**Written request:**
Return the material word for word. Do not include pictures.

**Data section:**
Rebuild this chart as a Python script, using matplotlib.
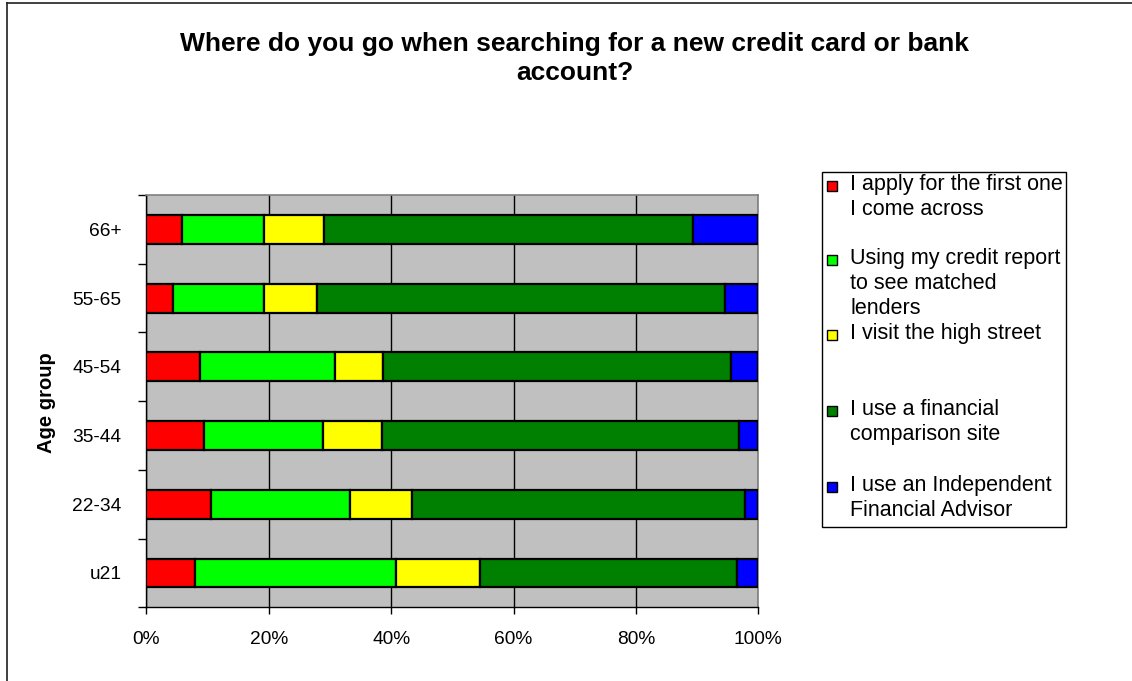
import matplotlib
matplotlib.use("Agg")
import matplotlib.pyplot as plt
from matplotlib.patches import Rectangle
from matplotlib.lines import Line2D
import numpy as np

plt.rcParams['font.family'] = ['Liberation Sans', 'DejaVu Sans']

categories = ["u21", "22-34", "35-44", "45-54", "55-65", "66+"]
series_names = [
    "I apply for the first one\nI come across",
    "Using my credit report\nto see matched\nlenders",
    "I visit the high street",
    "I use a financial\ncomparison site",
    "I use an Independent\nFinancial Advisor",
]
first_one = [7.9, 10.5, 9.4, 8.8, 4.3, 5.9]
credit_report = [32.9, 22.8, 19.4, 22.0, 14.9, 13.3]
high_street = [13.8, 10.1, 9.7, 7.8, 8.7, 9.9]
comparison_site = [41.9, 54.4, 58.3, 56.9, 66.7, 60.3]
ifa = [3.5, 2.2, 3.2, 4.5, 5.4, 10.6]
colors = ["#FF0000", "#00FF00", "#FFFF00", "#008000", "#0000FF"]
x_ticks = [0, 20, 40, 60, 80, 100]
x_ticklabels = ["0%", "20%", "40%", "60%", "80%", "100%"]
title = "Where do you go when searching for a new credit card or bank\naccount?"

W, H = 1132, 681
fig = plt.figure(figsize=(W / 100, H / 100), dpi=100)
ax = fig.add_axes([146.3 / W, 1 - 607.3 / H, 612 / W, (607.3 - 195) / H])

series = [first_one, credit_report, high_street, comparison_site, ifa]
data = np.array(series, dtype=float)
totals = data.sum(axis=0)
pct = data / totals * 100
y = np.arange(len(categories))
left = np.zeros(len(categories))
for vals, c in zip(pct, colors):
    ax.barh(y, vals, left=left, height=0.42, color=c, edgecolor="black",
            linewidth=1.6, zorder=3)
    left += vals

ax.set_facecolor("#C0C0C0")
ax.set_xlim(0, 100)
ax.set_ylim(-0.5, len(categories) - 0.5)
ax.set_xticks(x_ticks)
ax.set_xticklabels(x_ticklabels, fontsize=13.8)
ax.xaxis.grid(True, color="black", linewidth=1.0, zorder=1)
ax.set_axisbelow(True)
ax.tick_params(axis="x", direction="out", length=5, width=1, pad=12)

ax.set_yticks(y)
ax.set_yticklabels(categories, fontsize=13.8)
ax.tick_params(axis="y", which="major", length=0, pad=18)
ax.set_yticks(np.arange(-0.5, len(categories), 1.0), minor=True)
ax.tick_params(axis="y", which="minor", direction="out", length=6, width=1)

for s in ["top", "right"]:
    ax.spines[s].set_color("#808080")
    ax.spines[s].set_linewidth(1.2)
for s in ["left", "bottom"]:
    ax.spines[s].set_color("black")
    ax.spines[s].set_linewidth(1.0)

fig.text(47 / W, 1 - 403 / H, "Age group", rotation=90, ha="center", va="center",
         fontsize=14.5, fontweight="bold")

fig.text(575 / W, 1 - 58.5 / H, title, ha="center", va="center", fontsize=19,
         fontweight="bold", linespacing=1.25)

# Figure border (top and left)
fig.add_artist(Line2D([7 / W, 7 / W], [0, 1 - 3 / H], color="#202020", lw=1.2,
                      transform=fig.transFigure))
fig.add_artist(Line2D([7 / W, 1], [1 - 3 / H, 1 - 3 / H], color="#202020", lw=1.2,
                      transform=fig.transFigure))

# Legend (drawn manually to match spacing)
lx0, ly0, lx1, ly1 = 822, 172, 1066, 527
fig.add_artist(Rectangle((lx0 / W, 1 - ly1 / H), (lx1 - lx0) / W, (ly1 - ly0) / H,
                         transform=fig.transFigure, facecolor="white",
                         edgecolor="black", lw=1.0))
entry_y = [186, 260, 335, 411, 487]
for name, c, ey in zip(series_names, colors, entry_y):
    fig.add_artist(Rectangle((827 / W, 1 - (ey + 5) / H), 10 / W, 10 / H,
                             transform=fig.transFigure, facecolor=c,
                             edgecolor="black", lw=1.0))
    fig.text(850 / W, 1 - (ey - 12) / H, name, ha="left", va="top",
             fontsize=15.5, linespacing=1.25)

fig.savefig("out.png", dpi=100)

**Reply to the task:**
Rebuild this chart as a Python script, using matplotlib.
import matplotlib
matplotlib.use("Agg")
import matplotlib.pyplot as plt
from matplotlib.patches import Rectangle
from matplotlib.lines import Line2D
import numpy as np

plt.rcParams['font.family'] = ['Liberation Sans', 'DejaVu Sans']

categories = ["u21", "22-34", "35-44", "45-54", "55-65", "66+"]
series_names = [
    "I apply for the first one\nI come across",
    "Using my credit report\nto see matched\nlenders",
    "I visit the high street",
    "I use a financial\ncomparison site",
    "I use an Independent\nFinancial Advisor",
]
first_one = [7.9, 10.5, 9.4, 8.8, 4.3, 5.9]
credit_report = [32.9, 22.8, 19.4, 22.0, 14.9, 13.3]
high_street = [13.8, 10.1, 9.7, 7.8, 8.7, 9.9]
comparison_site = [41.9, 54.4, 58.3, 56.9, 66.7, 60.3]
ifa = [3.5, 2.2, 3.2, 4.5, 5.4, 10.6]
colors = ["#FF0000", "#00FF00", "#FFFF00", "#008000", "#0000FF"]
x_ticks = [0, 20, 40, 60, 80, 100]
x_ticklabels = ["0%", "20%", "40%", "60%", "80%", "100%"]
title = "Where do you go when searching for a new credit card or bank\naccount?"

W, H = 1132, 681
fig = plt.figure(figsize=(W / 100, H / 100), dpi=100)
ax = fig.add_axes([146.3 / W, 1 - 607.3 / H, 612 / W, (607.3 - 195) / H])

series = [first_one, credit_report, high_street, comparison_site, ifa]
data = np.array(series, dtype=float)
totals = data.sum(axis=0)
pct = data / totals * 100
y = np.arange(len(categories))
left = np.zeros(len(categories))
for vals, c in zip(pct, colors):
    ax.barh(y, vals, left=left, height=0.42, color=c, edgecolor="black",
            linewidth=1.6, zorder=3)
    left += vals

ax.set_facecolor("#C0C0C0")
ax.set_xlim(0, 100)
ax.set_ylim(-0.5, len(categories) - 0.5)
ax.set_xticks(x_ticks)
ax.set_xticklabels(x_ticklabels, fontsize=13.8)
ax.xaxis.grid(True, color="black", linewidth=1.0, zorder=1)
ax.set_axisbelow(True)
ax.tick_params(axis="x", direction="out", length=5, width=1, pad=12)

ax.set_yticks(y)
ax.set_yticklabels(categories, fontsize=13.8)
ax.tick_params(axis="y", which="major", length=0, pad=18)
ax.set_yticks(np.arange(-0.5, len(categories), 1.0), minor=True)
ax.tick_params(axis="y", which="minor", direction="out", length=6, width=1)

for s in ["top", "right"]:
    ax.spines[s].set_color("#808080")
    ax.spines[s].set_linewidth(1.2)
for s in ["left", "bottom"]:
    ax.spines[s].set_color("black")
    ax.spines[s].set_linewidth(1.0)

fig.text(47 / W, 1 - 403 / H, "Age group", rotation=90, ha="center", va="center",
         fontsize=14.5, fontweight="bold")

fig.text(575 / W, 1 - 58.5 / H, title, ha="center", va="center", fontsize=19,
         fontweight="bold", linespacing=1.25)

# Figure border (top and left)
fig.add_artist(Line2D([7 / W, 7 / W], [0, 1 - 3 / H], color="#202020", lw=1.2,
                      transform=fig.transFigure))
fig.add_artist(Line2D([7 / W, 1], [1 - 3 / H, 1 - 3 / H], color="#202020", lw=1.2,
                      transform=fig.transFigure))

# Legend (drawn manually to match spacing)
lx0, ly0, lx1, ly1 = 822, 172, 1066, 527
fig.add_artist(Rectangle((lx0 / W, 1 - ly1 / H), (lx1 - lx0) / W, (ly1 - ly0) / H,
                         transform=fig.transFigure, facecolor="white",
                         edgecolor="black", lw=1.0))
entry_y = [186, 260, 335, 411, 487]
for name, c, ey in zip(series_names, colors, entry_y):
    fig.add_artist(Rectangle((827 / W, 1 - (ey + 5) / H), 10 / W, 10 / H,
                             transform=fig.transFigure, facecolor=c,
                             edgecolor="black", lw=1.0))
    fig.text(850 / W, 1 - (ey - 12) / H, name, ha="left", va="top",
             fontsize=15.5, linespacing=1.25)

fig.savefig("out.png", dpi=100)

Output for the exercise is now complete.